** Start Recorded data **

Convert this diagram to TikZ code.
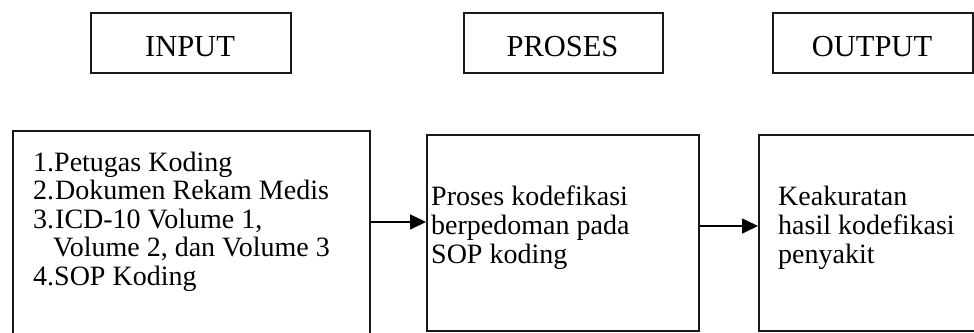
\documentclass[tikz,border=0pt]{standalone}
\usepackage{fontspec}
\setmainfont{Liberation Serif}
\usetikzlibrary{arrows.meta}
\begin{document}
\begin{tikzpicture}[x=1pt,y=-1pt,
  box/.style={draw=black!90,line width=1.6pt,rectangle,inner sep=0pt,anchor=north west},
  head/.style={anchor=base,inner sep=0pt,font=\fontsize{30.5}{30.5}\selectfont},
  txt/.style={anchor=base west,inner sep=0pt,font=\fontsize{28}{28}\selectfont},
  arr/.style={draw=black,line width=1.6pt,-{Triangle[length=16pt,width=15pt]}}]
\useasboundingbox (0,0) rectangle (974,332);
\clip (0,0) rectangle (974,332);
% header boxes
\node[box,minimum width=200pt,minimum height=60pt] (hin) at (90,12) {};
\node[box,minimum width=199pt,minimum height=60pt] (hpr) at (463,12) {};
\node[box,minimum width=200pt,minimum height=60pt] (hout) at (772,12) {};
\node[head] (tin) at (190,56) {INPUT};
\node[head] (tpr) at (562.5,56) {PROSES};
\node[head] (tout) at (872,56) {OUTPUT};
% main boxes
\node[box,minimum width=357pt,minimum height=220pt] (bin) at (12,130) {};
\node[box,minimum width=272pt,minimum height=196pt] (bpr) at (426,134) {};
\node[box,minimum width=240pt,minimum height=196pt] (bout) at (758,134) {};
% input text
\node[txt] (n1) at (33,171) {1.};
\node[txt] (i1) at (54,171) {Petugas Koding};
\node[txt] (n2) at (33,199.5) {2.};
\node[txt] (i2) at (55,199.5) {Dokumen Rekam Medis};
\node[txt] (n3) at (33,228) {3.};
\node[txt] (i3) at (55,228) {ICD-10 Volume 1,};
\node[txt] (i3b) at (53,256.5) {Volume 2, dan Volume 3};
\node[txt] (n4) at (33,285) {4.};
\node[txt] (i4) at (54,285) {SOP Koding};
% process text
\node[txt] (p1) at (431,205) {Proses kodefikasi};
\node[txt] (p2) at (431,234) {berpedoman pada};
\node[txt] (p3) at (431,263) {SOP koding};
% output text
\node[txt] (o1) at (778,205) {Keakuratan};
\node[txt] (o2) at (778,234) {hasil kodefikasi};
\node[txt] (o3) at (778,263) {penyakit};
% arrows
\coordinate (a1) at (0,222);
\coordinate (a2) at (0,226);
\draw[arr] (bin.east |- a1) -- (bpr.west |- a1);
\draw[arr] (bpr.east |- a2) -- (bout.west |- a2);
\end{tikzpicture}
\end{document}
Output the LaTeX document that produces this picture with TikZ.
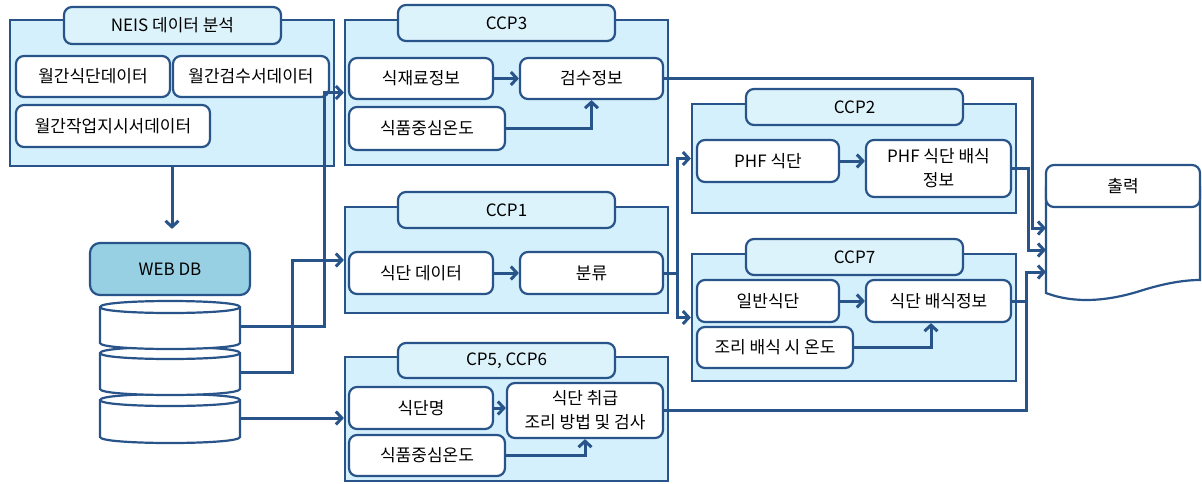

** End Recorded data **

Given exercise>
Retype every entry verbatim and exclude the pictures from the copy.

Full answer>
Convert this diagram to TikZ code.
\documentclass[tikz,border=0pt]{standalone}
\usepackage{fontspec}
\setmainfont{Liberation Serif}
\usetikzlibrary{arrows.meta}
\begin{document}
\begin{tikzpicture}[x=1pt,y=-1pt,
  box/.style={draw=black!90,line width=1.6pt,rectangle,inner sep=0pt,anchor=north west},
  head/.style={anchor=base,inner sep=0pt,font=\fontsize{30.5}{30.5}\selectfont},
  txt/.style={anchor=base west,inner sep=0pt,font=\fontsize{28}{28}\selectfont},
  arr/.style={draw=black,line width=1.6pt,-{Triangle[length=16pt,width=15pt]}}]
\useasboundingbox (0,0) rectangle (974,332);
\clip (0,0) rectangle (974,332);
% header boxes
\node[box,minimum width=200pt,minimum height=60pt] (hin) at (90,12) {};
\node[box,minimum width=199pt,minimum height=60pt] (hpr) at (463,12) {};
\node[box,minimum width=200pt,minimum height=60pt] (hout) at (772,12) {};
\node[head] (tin) at (190,56) {INPUT};
\node[head] (tpr) at (562.5,56) {PROSES};
\node[head] (tout) at (872,56) {OUTPUT};
% main boxes
\node[box,minimum width=357pt,minimum height=220pt] (bin) at (12,130) {};
\node[box,minimum width=272pt,minimum height=196pt] (bpr) at (426,134) {};
\node[box,minimum width=240pt,minimum height=196pt] (bout) at (758,134) {};
% input text
\node[txt] (n1) at (33,171) {1.};
\node[txt] (i1) at (54,171) {Petugas Koding};
\node[txt] (n2) at (33,199.5) {2.};
\node[txt] (i2) at (55,199.5) {Dokumen Rekam Medis};
\node[txt] (n3) at (33,228) {3.};
\node[txt] (i3) at (55,228) {ICD-10 Volume 1,};
\node[txt] (i3b) at (53,256.5) {Volume 2, dan Volume 3};
\node[txt] (n4) at (33,285) {4.};
\node[txt] (i4) at (54,285) {SOP Koding};
% process text
\node[txt] (p1) at (431,205) {Proses kodefikasi};
\node[txt] (p2) at (431,234) {berpedoman pada};
\node[txt] (p3) at (431,263) {SOP koding};
% output text
\node[txt] (o1) at (778,205) {Keakuratan};
\node[txt] (o2) at (778,234) {hasil kodefikasi};
\node[txt] (o3) at (778,263) {penyakit};
% arrows
\coordinate (a1) at (0,222);
\coordinate (a2) at (0,226);
\draw[arr] (bin.east |- a1) -- (bpr.west |- a1);
\draw[arr] (bpr.east |- a2) -- (bout.west |- a2);
\end{tikzpicture}
\end{document}
Output the LaTeX document that produces this picture with TikZ.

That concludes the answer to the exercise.